Nearly 70 percent of the energy produced in the United States each year is wasted as heat. Much of that heat is less than 100 °C and emanates from things like computers, cars, or large industrial processes. A thin-film system was developed that can be applied to sources of waste heat like these to produce energy at levels unprecedented for this kind of technology.
The thin-film system uses a process called pyroelectric energy conversion that is well suited for tapping into waste-heat energy supplies below 100 °C, or low-quality waste heat. Pyroelectric energy conversion, like many systems that turn heat into energy, works best using thermodynamic cycles, similar to how a car engine works. But unlike a car engine, pyroelectric energy conversion can be realized entirely in the solid state with no moving parts as it turns waste heat into electricity.
This nanoscopic thin-film technology might be particularly attractive for installing on and harvesting waste heat from high-speed electronics but could have a large scope of applications.
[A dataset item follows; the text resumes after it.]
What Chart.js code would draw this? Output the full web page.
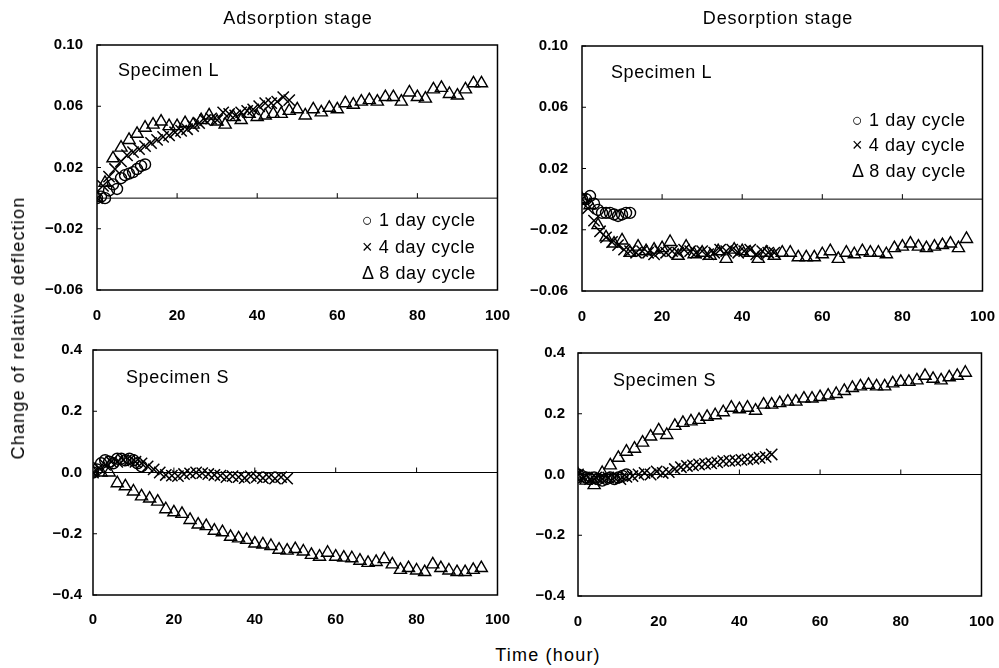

For fluctuating heat sources, the thin film can turn waste heat into usable energy with higher energy density (1.06 Joules per cubic centimeter), power density (526 Watts per cubic centimeter), and efficiency levels (19 percent of Carnot efficiency, which is the standard unit of measurement for the efficiency of a heat engine) than other forms of pyro-electric energy conversion.
Thin-film versions of materials 50-100 nanometers thick were synthesized. The pyroelectric-device structures based on these films were fabricated and tested. These structures allow simultaneous measurement of temperature and electrical currents created, and source heat to test the device’s power generation capabilities — all on a film that is less than 100 nanometers thick.